Digital Ottoman Corpora

‘a digital infrastructure creation platform’

portfolio

Welcome to the Digital Ottoman Corpora, a pioneering project aimed at transforming the way we access, analyze, and engage with Ottoman Turkish texts. Operating under the "collections as data" approach, our initiative embodies the intersection of history, digital humanities, and artificial intelligence methods to enhance the study and understanding of Ottoman Turkish historical collections.

Why Digital Corpora?
While Ottoman Turkish possesses a rich cultural and historical archive, its representation in the digital humanities has been limited. The extensive volume of analog or partially digitized material, paired with the lack of OCR technology for these sources, make distant reading and large-scale analysis of Ottoman Turkish historical collections an elusive endeavor. In other words, we face the paradox of an archive that is simultaneously abundant yet computationally inaccessible. The Digital Ottoman Corpora intervenes at this critical juncture, focusing on the creation of searchable, computable text collections that can be studied with textual analysis and data visualization tools.

The overarching aim of the Digital Ottoman Corpora project is to facilitate the dissemination and detailed analysis of Ottoman Turkish historical texts. The pressing need for computer-readable Ottoman Turkish texts has impelled our journey, and we hope that our concerted efforts will provide a comprehensive platform for scholars, researchers, and enthusiasts alike.

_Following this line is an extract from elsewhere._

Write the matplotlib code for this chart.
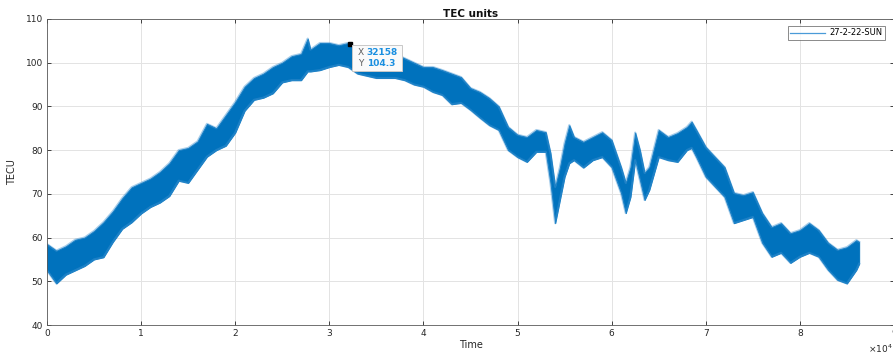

Welcome to a new era of Ottoman Turkish study, where collections become data, and the past is but a click away!

Projects

We bring together multiple sub-projects under the Digital Ottoman Corpora banner, each employing unique methodologies to overcome the challenges posed by the traditional format of Ottoman Turkish texts.

HTR

Our artificial intelligence-based text recognition project incorporates Handwritten Text Recognition (HTR) tools for Ottoman Turkish. This groundbreaking technology paves the way for the automation of the transcription of the script, facilitating large-scale computer-readable and keyword-searchable text creation.

Crowdsourcing

We introduce the first Ottoman Turkish crowdsourcing project designed on Zooniverse. This novel approach leverages the power of community engagement for the transcription of Ottoman Turkish, broadening participation and insight into this vital historical archive.

Digital Editions

Under the Digital Ottoman Corpora umbrella, we present our Digital Editions project. This venture will publish selected Ottoman Turkish works on an open-access platform, pairing facsimiles of the original texts with their transcriptions, thus broadening access to this rich historical era.